-- Start --

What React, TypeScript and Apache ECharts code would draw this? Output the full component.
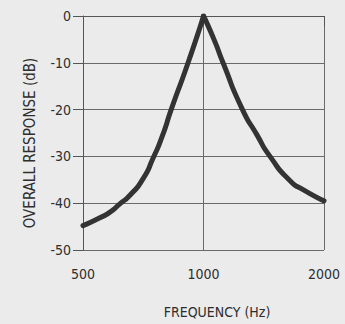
import React, { useEffect, useRef } from "react";
import * as echarts from "echarts";

// Frequency (Hz) and overall response (dB)
const leftFreq = [500, 551, 584, 619, 655, 706, 748, 788, 832, 915, 1000];
const leftDb = [-44.8, -43.1, -41.9, -40.1, -38.3, -34.8, -30.4, -25.8, -19.8, -10, 0];
const rightFreq = [1000, 1062, 1119, 1248, 1360, 1466, 1645, 1773, 2000];
const rightDb = [0, -5, -10, -19.8, -25.4, -30, -35.2, -37.1, -39.5];

const baseFreq = 500;
const freqTicks = [500, 1000, 2000];
const dbMin = -50;
const dbMax = 0;
const dbStep = 10;
const yTitle = "OVERALL RESPONSE (dB)";
const xTitle = "FREQUENCY (Hz)";

const FONT = "'DejaVu Sans Condensed', 'Liberation Sans Narrow', 'DejaVu Sans', sans-serif";
const INK = "#2e2e2e";

const toOct = (f: number) => Math.log2(f / baseFreq);

export default function App() {
  const ref = useRef<HTMLDivElement>(null);
  useEffect(() => {
    if (!ref.current) return;
    const chart = echarts.init(ref.current, undefined, { renderer: "svg" });
    const mk = (fs: number[], ds: number[]) => fs.map((f, i) => [toOct(f), ds[i]]);
    const lineStyle = { color: "#333", width: 5, cap: "round" as const, join: "round" as const };
    chart.setOption({
      animation: false,
      backgroundColor: "#ebebeb",
      grid: { left: 83, right: 21, top: 16, bottom: 68, containLabel: false },
      graphic: [
        {
          type: "text",
          x: 30,
          y: 143,
          rotation: Math.PI / 2,
          style: {
            text: yTitle,
            fontFamily: FONT,
            fontSize: 15,
            fill: INK,
            align: "center",
            verticalAlign: "middle",
          },
        },
      ],
      xAxis: {
        type: "value",
        min: 0,
        max: toOct(freqTicks[freqTicks.length - 1]),
        interval: 1,
        name: xTitle,
        nameLocation: "middle",
        nameGap: 55,
        nameTextStyle: { fontFamily: FONT, fontSize: 14, color: INK, padding: [0, 0, 0, 27] },
        axisLine: { show: true, lineStyle: { color: "#555", width: 1 } },
        axisTick: { show: true, inside: false, length: 10, lineStyle: { color: "#555" } },
        axisLabel: {
          fontFamily: FONT,
          fontSize: 14,
          color: INK,
          margin: 17,
          formatter: (v: number) => String(Math.round(baseFreq * Math.pow(2, v))),
        },
        splitLine: { show: true, lineStyle: { color: "#6a6a6a", width: 1 } },
      },
      yAxis: {
        type: "value",
        min: dbMin,
        max: dbMax,
        interval: dbStep,
        axisLine: { show: true, lineStyle: { color: "#555", width: 1 } },
        axisTick: { show: true, inside: false, length: 10, lineStyle: { color: "#555" } },
        axisLabel: { fontFamily: FONT, fontSize: 14, color: INK, margin: 12 },
        splitLine: { show: true, lineStyle: { color: "#6a6a6a", width: 1 } },
      },
      series: [
        {
          type: "line",
          data: mk(leftFreq, leftDb),
          smooth: 0.7,
          showSymbol: false,
          lineStyle,
        },
        {
          type: "line",
          data: mk(rightFreq, rightDb),
          smooth: 0.7,
          showSymbol: false,
          lineStyle,
        },
      ],
    });
    return () => chart.dispose();
  }, []);
  return <div ref={ref} style={{ width: 345, height: 324, position: "absolute", left: 0, top: 0 }} />;
}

-- End --

Reproduce every line of the material precisely, omitting its pictures.

## OUTPUT BELOW
What React, TypeScript and Apache ECharts code would draw this? Output the full component.
import React, { useEffect, useRef } from "react";
import * as echarts from "echarts";

// Frequency (Hz) and overall response (dB)
const leftFreq = [500, 551, 584, 619, 655, 706, 748, 788, 832, 915, 1000];
const leftDb = [-44.8, -43.1, -41.9, -40.1, -38.3, -34.8, -30.4, -25.8, -19.8, -10, 0];
const rightFreq = [1000, 1062, 1119, 1248, 1360, 1466, 1645, 1773, 2000];
const rightDb = [0, -5, -10, -19.8, -25.4, -30, -35.2, -37.1, -39.5];

const baseFreq = 500;
const freqTicks = [500, 1000, 2000];
const dbMin = -50;
const dbMax = 0;
const dbStep = 10;
const yTitle = "OVERALL RESPONSE (dB)";
const xTitle = "FREQUENCY (Hz)";

const FONT = "'DejaVu Sans Condensed', 'Liberation Sans Narrow', 'DejaVu Sans', sans-serif";
const INK = "#2e2e2e";

const toOct = (f: number) => Math.log2(f / baseFreq);

export default function App() {
  const ref = useRef<HTMLDivElement>(null);
  useEffect(() => {
    if (!ref.current) return;
    const chart = echarts.init(ref.current, undefined, { renderer: "svg" });
    const mk = (fs: number[], ds: number[]) => fs.map((f, i) => [toOct(f), ds[i]]);
    const lineStyle = { color: "#333", width: 5, cap: "round" as const, join: "round" as const };
    chart.setOption({
      animation: false,
      backgroundColor: "#ebebeb",
      grid: { left: 83, right: 21, top: 16, bottom: 68, containLabel: false },
      graphic: [
        {
          type: "text",
          x: 30,
          y: 143,
          rotation: Math.PI / 2,
          style: {
            text: yTitle,
            fontFamily: FONT,
            fontSize: 15,
            fill: INK,
            align: "center",
            verticalAlign: "middle",
          },
        },
      ],
      xAxis: {
        type: "value",
        min: 0,
        max: toOct(freqTicks[freqTicks.length - 1]),
        interval: 1,
        name: xTitle,
        nameLocation: "middle",
        nameGap: 55,
        nameTextStyle: { fontFamily: FONT, fontSize: 14, color: INK, padding: [0, 0, 0, 27] },
        axisLine: { show: true, lineStyle: { color: "#555", width: 1 } },
        axisTick: { show: true, inside: false, length: 10, lineStyle: { color: "#555" } },
        axisLabel: {
          fontFamily: FONT,
          fontSize: 14,
          color: INK,
          margin: 17,
          formatter: (v: number) => String(Math.round(baseFreq * Math.pow(2, v))),
        },
        splitLine: { show: true, lineStyle: { color: "#6a6a6a", width: 1 } },
      },
      yAxis: {
        type: "value",
        min: dbMin,
        max: dbMax,
        interval: dbStep,
        axisLine: { show: true, lineStyle: { color: "#555", width: 1 } },
        axisTick: { show: true, inside: false, length: 10, lineStyle: { color: "#555" } },
        axisLabel: { fontFamily: FONT, fontSize: 14, color: INK, margin: 12 },
        splitLine: { show: true, lineStyle: { color: "#6a6a6a", width: 1 } },
      },
      series: [
        {
          type: "line",
          data: mk(leftFreq, leftDb),
          smooth: 0.7,
          showSymbol: false,
          lineStyle,
        },
        {
          type: "line",
          data: mk(rightFreq, rightDb),
          smooth: 0.7,
          showSymbol: false,
          lineStyle,
        },
      ],
    });
    return () => chart.dispose();
  }, []);
  return <div ref={ref} style={{ width: 345, height: 324, position: "absolute", left: 0, top: 0 }} />;
}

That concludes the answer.